Oren: It’s clear, but I just want to implement.

Dr. Laitman: So, in football something happens and all of a sudden he is disappointed, so she gives him a hug, like a baby, “Don’t worry.” Like a baby she hugs him. Maybe he is disappointed because his team lost, you know, something like that. She is searching for how to enter inside of him. Maybe you knit him a scarf from the colors of his team. We wasted a whole hour on this. Truly, we could talk about this all of our life.

Oren: What I am hearing you say, is to be more sophisticated.

Dr. Laitman: The demand should come in sophisticated terms so it will sound like a demand. Take all of the principles that we talked about so far, bring them here and see how we can help. If she sees from the book that she can not get along, there must be a place where she can go for advice.

Oren: Okay and things advance. Alright.

Dr. Laitman: We did not finish yet. Each time, you want to go down from the point at which a person has to actually make an effort. I see according to her effort, the way she is presenting these examples. In the beginning it was a good level. Now you are presenting examples that are, “I want him to talk to me and to take care of me.”

Oren: This is life.

Dr. Laitman: And I want to watch TV. I already saw her face a million times, that’s enough. And without sensing each other within themselves, it will not help. There will not be connection. So, we need to do something here. And she is saying, “No, it should be like this.”

Orit: Okay, so we talked about the fact that we need awareness but awareness can not just come from the woman for there to be change. It needs to come from both.

Dr. Laitman: It could be that it will not. The man, even though he takes the book, he will not understand anything. He will not read it all. What do you think?

Oren: But let’s just say...

Dr. Laitman: Yes this is for the virtuous ones. If you have a problem, you need to take care of it, to change, to get wiser and to come, in a positive way, to the solution. Either through the parents, or a smile, or all sorts of such things that are pleasurable to you and for both of you. You can make him his favorite something, let’s say. You need to do it in a way that is positive. Let us go out for a little walk. You fill him as a woman who feels her husband, whom she loves. Do it in a wise way, do it for him, do something that he loves in a way that will cause connection. Say, he loves some shirt.

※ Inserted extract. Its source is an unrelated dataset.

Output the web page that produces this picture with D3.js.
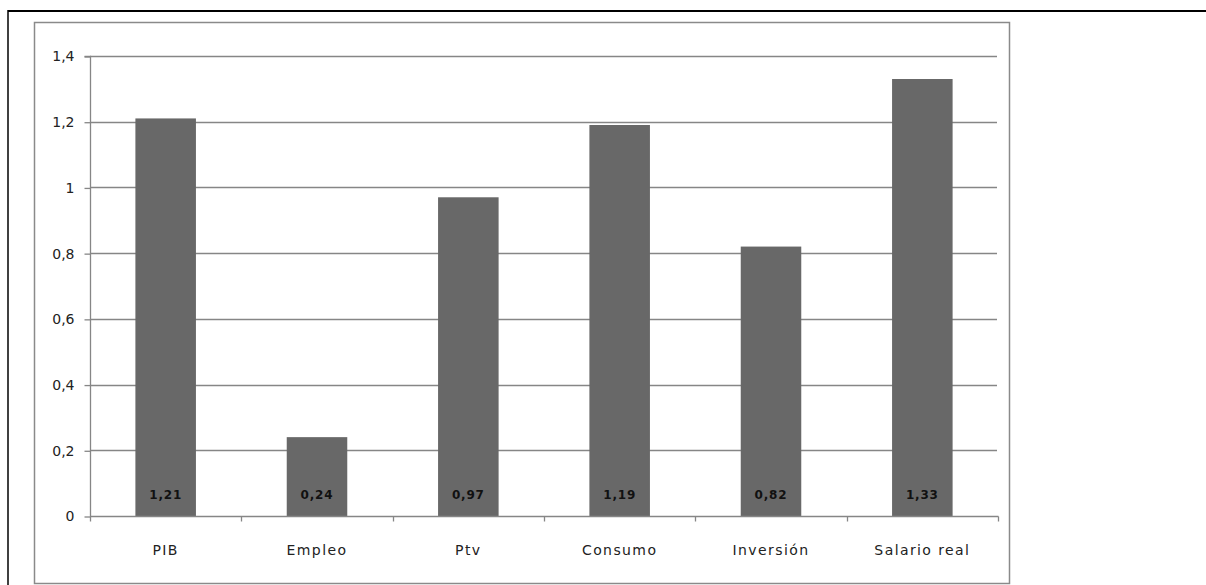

You go together, you stop for a cup of coffee together, you drink, you go for a little walk, and you buy the shirt. Not that, “I just bought you a shirt.” Meaning do everything in a wise way, to build connection. And this is intimacy. This is all that is needed really, there is nothing else to reach here. Do not give him the feeling that you are a pain in the neck here.

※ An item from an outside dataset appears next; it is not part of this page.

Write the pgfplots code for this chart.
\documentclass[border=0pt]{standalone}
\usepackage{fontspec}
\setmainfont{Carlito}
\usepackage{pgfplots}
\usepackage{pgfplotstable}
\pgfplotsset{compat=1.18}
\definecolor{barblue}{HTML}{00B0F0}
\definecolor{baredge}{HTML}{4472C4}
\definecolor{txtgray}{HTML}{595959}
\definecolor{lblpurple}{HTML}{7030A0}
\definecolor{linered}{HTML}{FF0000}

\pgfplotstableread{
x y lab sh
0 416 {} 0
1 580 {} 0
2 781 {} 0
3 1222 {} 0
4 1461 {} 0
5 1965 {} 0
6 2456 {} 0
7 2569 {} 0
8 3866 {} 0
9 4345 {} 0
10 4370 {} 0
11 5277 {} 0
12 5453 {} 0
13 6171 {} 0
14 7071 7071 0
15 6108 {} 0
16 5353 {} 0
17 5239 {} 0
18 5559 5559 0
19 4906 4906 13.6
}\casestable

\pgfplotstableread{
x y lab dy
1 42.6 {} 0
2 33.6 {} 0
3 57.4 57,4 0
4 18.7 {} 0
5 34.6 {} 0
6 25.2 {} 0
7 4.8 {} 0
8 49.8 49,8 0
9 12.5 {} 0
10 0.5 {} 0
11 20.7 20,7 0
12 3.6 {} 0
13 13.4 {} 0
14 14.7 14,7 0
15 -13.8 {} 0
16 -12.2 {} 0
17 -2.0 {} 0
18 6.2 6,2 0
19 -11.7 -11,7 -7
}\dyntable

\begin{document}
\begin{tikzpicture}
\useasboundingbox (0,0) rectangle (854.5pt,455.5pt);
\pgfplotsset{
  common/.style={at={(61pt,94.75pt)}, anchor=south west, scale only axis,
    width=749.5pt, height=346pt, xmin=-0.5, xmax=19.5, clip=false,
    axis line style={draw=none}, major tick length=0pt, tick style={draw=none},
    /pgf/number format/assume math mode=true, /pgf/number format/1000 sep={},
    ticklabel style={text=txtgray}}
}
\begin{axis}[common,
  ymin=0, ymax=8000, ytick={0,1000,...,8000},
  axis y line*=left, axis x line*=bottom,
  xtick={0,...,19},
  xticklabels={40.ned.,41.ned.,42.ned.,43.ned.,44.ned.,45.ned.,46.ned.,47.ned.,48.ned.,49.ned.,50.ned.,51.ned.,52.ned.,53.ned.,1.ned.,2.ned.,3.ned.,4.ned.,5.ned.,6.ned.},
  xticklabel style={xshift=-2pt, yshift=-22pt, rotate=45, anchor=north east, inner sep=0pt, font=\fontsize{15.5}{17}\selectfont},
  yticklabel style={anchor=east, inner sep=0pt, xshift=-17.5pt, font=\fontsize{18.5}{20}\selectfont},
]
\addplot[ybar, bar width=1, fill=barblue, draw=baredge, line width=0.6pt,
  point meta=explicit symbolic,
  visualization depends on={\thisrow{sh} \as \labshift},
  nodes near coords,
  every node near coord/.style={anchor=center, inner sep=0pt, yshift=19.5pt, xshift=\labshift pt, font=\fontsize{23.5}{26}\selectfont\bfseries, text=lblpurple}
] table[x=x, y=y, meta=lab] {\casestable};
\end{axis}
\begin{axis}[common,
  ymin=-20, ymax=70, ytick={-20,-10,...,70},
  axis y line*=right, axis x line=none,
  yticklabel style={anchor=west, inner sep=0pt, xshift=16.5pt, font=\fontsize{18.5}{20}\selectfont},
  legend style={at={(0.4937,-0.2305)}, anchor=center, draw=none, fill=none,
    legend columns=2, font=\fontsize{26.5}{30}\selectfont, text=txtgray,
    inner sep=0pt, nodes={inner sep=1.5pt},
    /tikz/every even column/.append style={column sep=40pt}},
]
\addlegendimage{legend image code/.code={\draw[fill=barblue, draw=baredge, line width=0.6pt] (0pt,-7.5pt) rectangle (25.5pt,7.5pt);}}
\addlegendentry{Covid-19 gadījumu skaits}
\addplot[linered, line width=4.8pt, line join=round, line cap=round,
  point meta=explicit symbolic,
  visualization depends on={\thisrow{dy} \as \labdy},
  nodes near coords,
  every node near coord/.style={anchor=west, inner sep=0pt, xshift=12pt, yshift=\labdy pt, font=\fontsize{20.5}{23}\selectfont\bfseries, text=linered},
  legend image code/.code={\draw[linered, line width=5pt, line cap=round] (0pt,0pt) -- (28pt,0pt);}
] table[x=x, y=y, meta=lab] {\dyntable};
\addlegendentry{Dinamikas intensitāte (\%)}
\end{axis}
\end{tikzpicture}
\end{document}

Orit: I do not think we presented the woman as a nuisance, or a pain in the neck here. It is just this specific situation.

Oren: This is the state. And it is a main cause of many divorces.

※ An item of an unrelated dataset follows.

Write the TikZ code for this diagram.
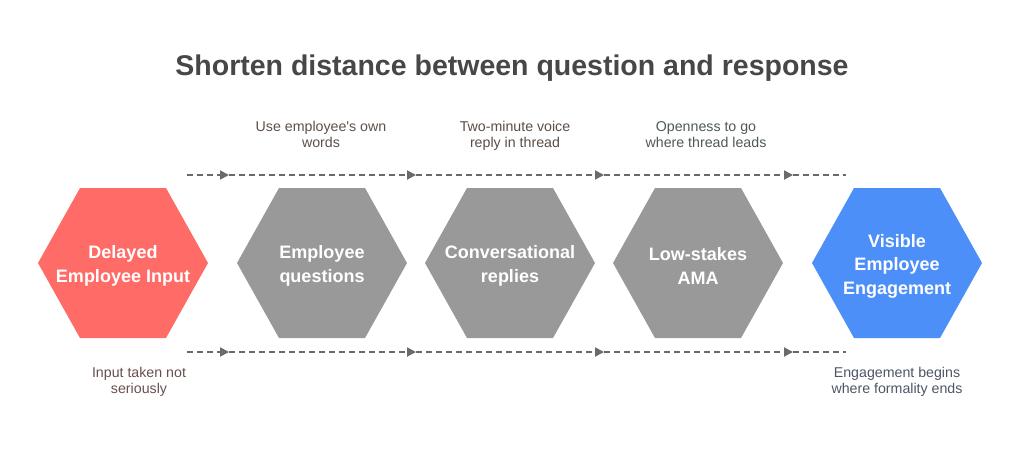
\documentclass[tikz,border=0pt]{standalone}
\usepackage{fontspec}
\setmainfont{Liberation Sans}
\usetikzlibrary{arrows.meta}
\definecolor{hred}{HTML}{FF6B66}
\definecolor{hgray}{HTML}{999999}
\definecolor{hblue}{HTML}{4D8FF8}
\definecolor{titlec}{HTML}{474747}
\definecolor{linec}{HTML}{6A6A6A}
\definecolor{labA}{HTML}{5E514A}
\definecolor{labB}{HTML}{5A4E47}
\definecolor{labC}{HTML}{4F5A53}
\definecolor{labD}{HTML}{6A4F4F}
\definecolor{labE}{HTML}{4E5666}
\tikzset{
  hexa/.pic={\fill (-85,0) -- (-43,-75) -- (43,-75) -- (85,0) -- (43,75) -- (-43,75) -- cycle;},
  hexlabel/.style={text=white, align=center, inner sep=0pt, font=\bfseries\fontsize{18}{23.5}\selectfont},
  sidelabel/.style={align=center, inner sep=0pt, anchor=base, font=\fontsize{14.2}{16}\selectfont},
  conn/.style={draw=linec, line width=1.8pt, dash pattern=on 6pt off 4pt},
  connarrow/.style={conn, -{Triangle[length=9pt,width=9pt]}},
}
\begin{document}
\begin{tikzpicture}[x=1pt,y=-1pt]
\useasboundingbox[fill=white] (0,0) rectangle (1024,457);

% title
\node[anchor=base, inner sep=0pt, text=titlec, font=\bfseries\fontsize{28.5}{34}\selectfont] (title) at (512,76) {Shorten distance between question and response};

% hexagons
\pic[hred] at (123,263) {hexa};
\pic[hgray] at (322,263) {hexa};
\pic[hgray] at (510,263) {hexa};
\pic[hgray] at (698,263) {hexa};
\pic[hblue] at (897,263) {hexa};

\node[hexlabel] (h1) at (123,266) {Delayed\\Employee Input};
\node[hexlabel] (h2) at (322,266) {Employee\\questions};
\node[hexlabel] (h3) at (510,266) {Conversational\\replies};
\node[hexlabel] (h4) at (698,266) {Low-stakes\\AMA};
\node[hexlabel] (h5) at (897,266) {Visible\\Employee\\Engagement};

% connectors
\foreach \r/\y in {t/175, b/352} {
  \coordinate (\r0) at (187,\y);
  \coordinate (\r1) at (229,\y);
  \coordinate (\r2) at (416,\y);
  \coordinate (\r3) at (604,\y);
  \coordinate (\r4) at (793,\y);
  \coordinate (\r5) at (846,\y);
  \draw[connarrow] (\r0) -- (\r1);
  \draw[connarrow] (\r1) -- (\r2);
  \draw[connarrow] (\r2) -- (\r3);
  \draw[connarrow] (\r3) -- (\r4);
  \draw[conn] (\r4) -- (\r5);
}

% side labels (base anchor = last line baseline)
\node[sidelabel, text=labA] (l1) at (321,148) {Use employee\textquotesingle s own\\words};
\node[sidelabel, text=labB] (l2) at (515,148) {Two-minute voice\\reply in thread};
\node[sidelabel, text=labC] (l3) at (706,148) {Openness to go\\where thread leads};
\node[sidelabel, text=labD] (l4) at (139,393) {Input taken not\\seriously};
\node[sidelabel, text=labE] (l5) at (897,393) {Engagement begins\\where formality ends};
\end{tikzpicture}
\end{document}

Nitzah: This is the situation. No one is willing to feel the other, he just wants to fill himself.

Oren: This is a phenomenon that happens almost in every single home. This is the normal routine.

Dr. Laitman: The truth is it happened with me too. I was busy with my work and really, my wife raised all the children and took care of everything. But really, I am not trying to justify myself.

Orit: What you said about the wisdom of women is very true.

Dr. Laitman: Home is a woman. Home is called the woman. That is key; that is Nukva. And therefore, from a man - a man is like a child - we talked about this already. And you can manipulate him in any direction. If a woman is smart, she can do it, she is capable. If not on her own, then with his mother. If not, then with the children. You can play with a man.

Nitzah: Yes, that is what we have to work on.

Oren: That’s it. Thank you to all of you. Thank you, Rav Laitman. Thank you, Orit Dolev, thank you, Nitzah. We had difficult work here today. I hope you will leave with strengthened forces and bring it to the public with a positive mood and a smile.

Dr. Laitman: With a good attitude and with pleasure, you will work everything out easily.